In flying back from the Middle East, Pope Francis made a response to a question that has not received much attention:
After a grueling but ultimately successful three-day visit to one of the most complicated regions on the planet, the idea of retirement probably sounded pretty good to Francis. So it is no surprise that when reporters traveling with him on the papal plane asked if he would consider resigning like his predecessor Pope Benedict XVI, he said he wouldn’t rule it out.

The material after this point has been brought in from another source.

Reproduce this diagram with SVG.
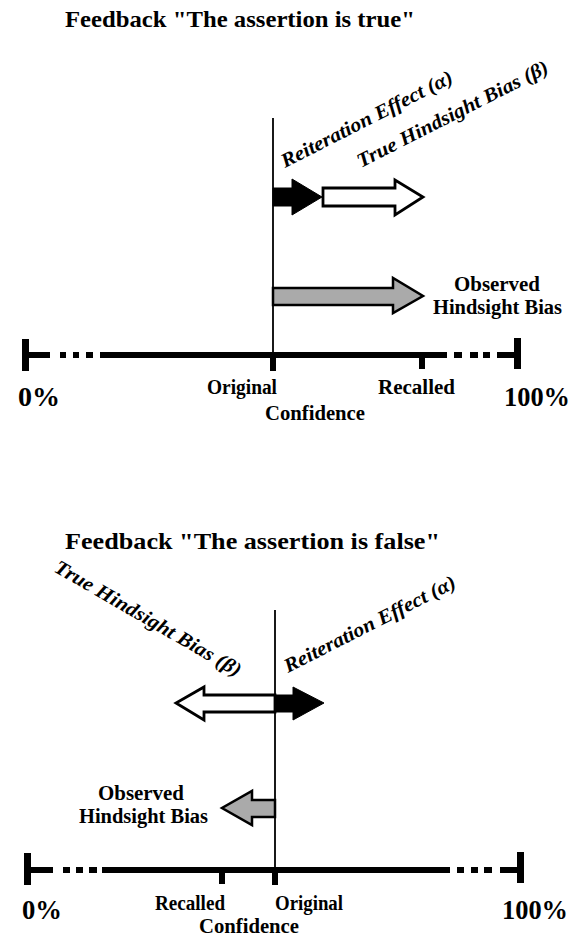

“I will do what the Lord tells me to do. Pray and try to follow God’s will. Benedict XVI no longer had the strength and honestly, as a man of faith, humble as he is, he took this decision,” Francis said, according to a transcript of his press conference published in La Stampa’s Vatican Insider. “Seventy years ago, popes emeritus didn’t exist. What will happen with popes emeritus? We need to look at Benedict XVI as an institution, he opened a door, that of the popes emeritus. The door is open, whether there will be others, only God knows. I believe that if a bishop of Rome feels he is losing his strength, he must ask himself the same questions Pope Benedict XVI did.”
Go here to read the rest at The Daily Beast. PopeWatch hopes that Pope Francis does not follow the example of Pope Benedict. A Pope Emeritus sets the stage for disagreement between the sitting Pope and the retired Pope with potentially disastrous consequences for the Church. Pope Benedict has been quite silent and discreet, but I do not think Pope Francis would, or could, follow his example. One of his patented free-wheeling interviews as Pope Emeritus, and the divisions created within the Church could be severe, especially with the media certain to hype any seeming conflict with the sitting Pope. Pope Benedict set a very bad modern precedent by retiring, and if Pope Francis does it too, it would become almost expected for the pope to no longer be a lifetime office, but rather one to be retired from. That changes the nature of the office and the role of the pope in the Church. Nothing but evil can come about if such retirements become part and parcel of the papacy.